━━━ INFORMATION SUPPLIED ━━━

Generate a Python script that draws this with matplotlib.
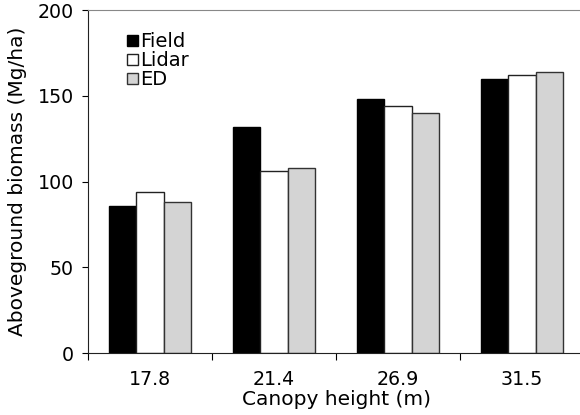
import matplotlib.pyplot as plt
import numpy as np

plt.rcParams['font.family'] = ['DejaVu Sans']

# canopy height classes and biomass per source (Mg/ha)
heights = ['17.8', '21.4', '26.9', '31.5']
field = [86, 132, 148, 160]
lidar = [94, 106, 144, 162]
ed = [88, 108, 140, 164]

fig = plt.figure(figsize=(5.8, 4.15), dpi=100)
ax = fig.add_axes([88 / 580, 62 / 415, 496 / 580, 343 / 415])

idx = np.arange(len(heights))
w = 0.222
ax.bar(idx - w, field, w, color='black', edgecolor='black', linewidth=1.0, label='Field')
ax.bar(idx, lidar, w, color='white', edgecolor='#222222', linewidth=1.0, label='Lidar')
ax.bar(idx + w, ed, w, color='#d4d4d4', edgecolor='#333333', linewidth=1.0, label='ED')

ax.set_xlim(-0.5, 3.5)
ax.set_ylim(0, 200)
ax.set_yticks([0, 50, 100, 150, 200])
ax.tick_params(axis='y', labelsize=13.7, length=4, direction='out', pad=6)

# ticks between groups, labels in the middle
ax.set_xticks(np.arange(-0.5, 3.5, 1.0))
ax.set_xticklabels([])
ax.set_xticks(idx, minor=True)
ax.set_xticklabels(heights, minor=True)
ax.tick_params(axis='x', which='major', length=5, direction='out')
ax.tick_params(axis='x', which='minor', length=0, labelsize=13.7, pad=12)

ax.spines['right'].set_visible(False)
ax.spines['top'].set_color('#888888')
ax.spines['left'].set_color('#222222')
ax.spines['bottom'].set_color('#222222')

ax.set_xlabel('Canopy height (m)', fontsize=14.5, labelpad=1)
ax.set_ylabel('Aboveground biomass (Mg/ha)', fontsize=14.5, labelpad=8)

ax.legend(loc='upper left', bbox_to_anchor=(0.052, 0.975), frameon=False, fontsize=14,
          handlelength=0.52, handleheight=0.52, handletextpad=0.12, labelspacing=0.0,
          borderaxespad=0.3)

plt.savefig('out.png', dpi=100)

━━━

TO BE DONE: Copy the listing exactly. Any image in it stays out of the copy.

CORRECT ANSWER:
Generate a Python script that draws this with matplotlib.
import matplotlib.pyplot as plt
import numpy as np

plt.rcParams['font.family'] = ['DejaVu Sans']

# canopy height classes and biomass per source (Mg/ha)
heights = ['17.8', '21.4', '26.9', '31.5']
field = [86, 132, 148, 160]
lidar = [94, 106, 144, 162]
ed = [88, 108, 140, 164]

fig = plt.figure(figsize=(5.8, 4.15), dpi=100)
ax = fig.add_axes([88 / 580, 62 / 415, 496 / 580, 343 / 415])

idx = np.arange(len(heights))
w = 0.222
ax.bar(idx - w, field, w, color='black', edgecolor='black', linewidth=1.0, label='Field')
ax.bar(idx, lidar, w, color='white', edgecolor='#222222', linewidth=1.0, label='Lidar')
ax.bar(idx + w, ed, w, color='#d4d4d4', edgecolor='#333333', linewidth=1.0, label='ED')

ax.set_xlim(-0.5, 3.5)
ax.set_ylim(0, 200)
ax.set_yticks([0, 50, 100, 150, 200])
ax.tick_params(axis='y', labelsize=13.7, length=4, direction='out', pad=6)

# ticks between groups, labels in the middle
ax.set_xticks(np.arange(-0.5, 3.5, 1.0))
ax.set_xticklabels([])
ax.set_xticks(idx, minor=True)
ax.set_xticklabels(heights, minor=True)
ax.tick_params(axis='x', which='major', length=5, direction='out')
ax.tick_params(axis='x', which='minor', length=0, labelsize=13.7, pad=12)

ax.spines['right'].set_visible(False)
ax.spines['top'].set_color('#888888')
ax.spines['left'].set_color('#222222')
ax.spines['bottom'].set_color('#222222')

ax.set_xlabel('Canopy height (m)', fontsize=14.5, labelpad=1)
ax.set_ylabel('Aboveground biomass (Mg/ha)', fontsize=14.5, labelpad=8)

ax.legend(loc='upper left', bbox_to_anchor=(0.052, 0.975), frameon=False, fontsize=14,
          handlelength=0.52, handleheight=0.52, handletextpad=0.12, labelspacing=0.0,
          borderaxespad=0.3)

plt.savefig('out.png', dpi=100)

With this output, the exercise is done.